Projections - Movie Reviews

Committed Committed

It's hard to stay fixed on Committed for the majority of its running time, despite an arguably mature effort from Heather Graham who takes center stage in Lisa Krueger's struggling romantic comedy that comes across with much less verve and spontaneity than her strangely appealing 1996 debut feature, Manny & Lo.

The main virtue of a pretty woman out in Texas to teach her erring husband the principles of loyalty in a marriage in Graham's tenacity to break out of her screen persona as a model.  Mainstream audiences know her from her recent work in The Spy Who Shagged Me, opposite Mike Myers, and in Bowfinger opposite Eddie Murphy and Steve Martin.  Yet, her best work has been in less popular films, Drugstore Cowboy and Boogie Nights.

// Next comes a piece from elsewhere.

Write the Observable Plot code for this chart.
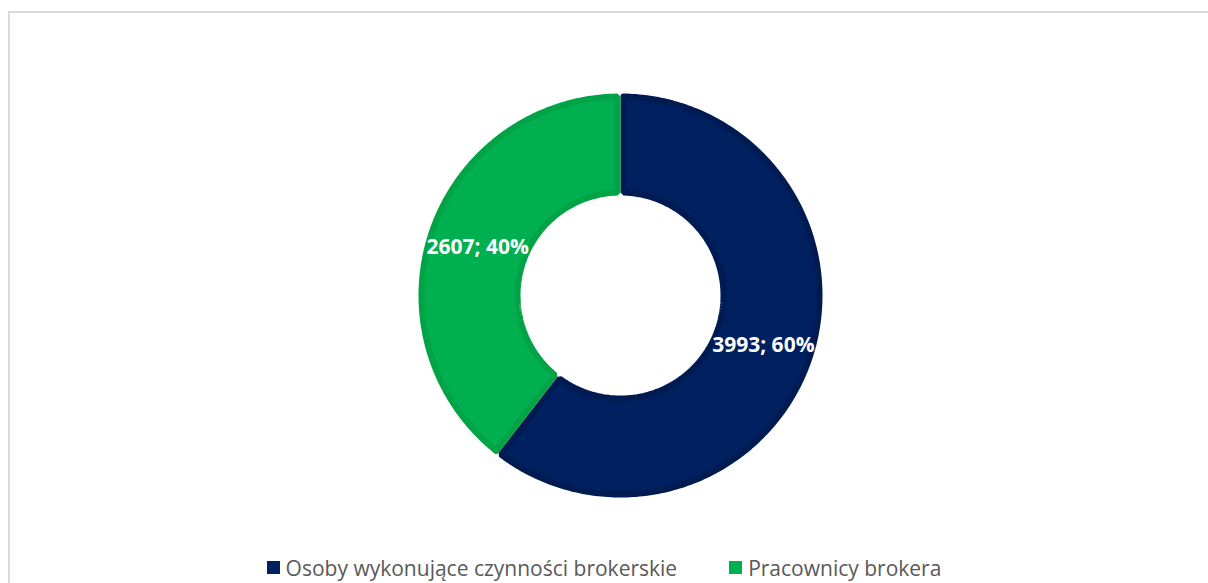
<!DOCTYPE html>
<html>
<head>
<meta charset="utf-8">
<script src="https://cdn.jsdelivr.net/npm/d3@7"></script>
<script src="https://cdn.jsdelivr.net/npm/@observablehq/plot@0.6"></script>
<style>
  html, body { margin: 0; padding: 0; background: #fff; overflow: hidden; width: 1208px; height: 583px; }
  #frame { position: absolute; left: 8px; top: 11px; width: 1400px; height: 800px; border: 2px solid #d9d9d9; box-sizing: border-box; }
  #chart { position: absolute; left: 0; top: 0; }
  #legend { position: absolute; left: 0; top: 550px; width: 1208px; height: 35px; display: flex; justify-content: center; align-items: center;
    font-family: "Open Sans", sans-serif; font-size: 21px; color: #595959; }
  .item { display: flex; align-items: center; }
  .sw { width: 13px; height: 13px; margin-right: 6px; }
</style>
</head>
<body>
<div id="frame"></div>
<div id="chart"></div>
<div id="legend"></div>
<script>
const categories = ["Osoby wykonujące czynności brokerskie", "Pracownicy brokera"];
const values = [3993, 2607];
const percentLabels = ["60%", "40%"];
const fillColors = ["#002060", "#00B050"];
const edgeColors = ["#001A52", "#00A346"];

const RI = 0.495;        // hole radius relative to outer radius
const D = 3 / 202;       // half the inner border width, relative to outer radius

const slices = d3.pie().sort(null)(values);

function ring(slice, d) {
  const ro = 1 - d, ri = RI + d, N = 240, pts = [];
  const ao0 = slice.startAngle + Math.asin(d / ro), ao1 = slice.endAngle - Math.asin(d / ro);
  for (let i = 0; i <= N; i++) {
    const a = ao0 + (ao1 - ao0) * i / N;
    pts.push({x: ro * Math.sin(a), y: -ro * Math.cos(a)});
  }
  const ai0 = slice.startAngle + Math.asin(d / ri), ai1 = slice.endAngle - Math.asin(d / ri);
  for (let i = N; i >= 0; i--) {
    const a = ai0 + (ai1 - ai0) * i / N;
    pts.push({x: ri * Math.sin(a), y: -ri * Math.cos(a)});
  }
  pts.push(pts[0]);
  return pts;
}

const labelData = slices.map((s, i) => {
  const a = (s.startAngle + s.endAngle) / 2, r = (1 + RI) / 2;
  return {x: r * Math.sin(a), y: -r * Math.cos(a), text: `${values[i]}; ${percentLabels[i]}`};
});

const marks = slices.map((s, i) => Plot.line(ring(s, D), {
  x: "x", y: "y", fill: fillColors[i], stroke: edgeColors[i], strokeWidth: 6, strokeLinejoin: "miter", curve: "linear"
}));
marks.push(Plot.text(labelData, {
  x: "x", y: "y", text: "text", fill: "white", fontWeight: "bold", fontSize: 21,
  fontFamily: "Open Sans", textAnchor: "middle", dy: 1
}));

const chart = Plot.plot({
  width: 1208, height: 548, margin: 0,
  style: {background: "transparent", fontFamily: "Open Sans"},
  x: {domain: [-1, 1], range: [418, 822], axis: null},
  y: {domain: [-1, 1], range: [93, 497], axis: null},
  marks
});
document.getElementById("chart").appendChild(chart);

const legend = document.getElementById("legend");
categories.forEach((c, i) => {
  const item = document.createElement("div");
  item.className = "item";
  if (i > 0) item.style.marginLeft = "52px";
  const sw = document.createElement("div");
  sw.className = "sw";
  sw.style.background = fillColors[i];
  const t = document.createElement("span");
  t.textContent = c;
  item.appendChild(sw); item.appendChild(t);
  legend.appendChild(item);
});
</script>
</body>
</html>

It seems reasonable that Graham's Jolie believes like most of us that marriage is forever, so a terse note from drippy husband Carl (Luke Wilson) surprises her, and it feels weird considering the allure Graham invites.

But the New Yorker doesn't stay down very long and takes a trip down to El Paso to set Carl straight on the understanding of being committed.

Down in the deep Southwest that emanates Krueger's concept of a pursuit for an everlasting love, El Paso has a mystical aura as stalking is prominent in this contemporary, almost mythological comedy.

From her car and with her tattooed, flirtatious brother from New York, Jay, endowed with quirky snap and devoting by Casey Affleck, Jolie follows Carl not knowing he's attached to the sexy Carmen, played with Latino spice by Patricia Velasquez.

Her new life in the desert bemuses the locals and it opens up the prickly side of a woman who's more than a yellow rose to most on lookers in the wilderness.

With its focus on faith and marriage, the latter being an ideal situation to examine values, the early portions of Committed develops interest.  And that's helped by the addition of two men in Jolie's life in the Tex/Mex surroundings.  Neil, a good looking Goran Visnjic, is a neighbor of Carl's who becomes attracted to Jolie, and he makes her take a look at her radical perceptions of commitment.  Also, film maker Alfonso Arau (A Walk In The Clouds) is diverting as spiritual confidante and Mexican doctor.

Krueger's script obviously needed some honing, especially around its midpoint, where things get stale in a hurry, and Jolie's eccentric ways become disenchanting, to say the least.  The outcome makes sense from the emotional problems that Krueger addresses, but Graham, even with her embodiment of naivety and toughness, has difficulty modulating within the circumstances of fidelity.

Yet, this dream spoof of the southwest that invokes Shakespeare is only high spirited in its colorful shots and supporting cast, with Graham committed to making director and audience aware that she's willing to veer off into new land.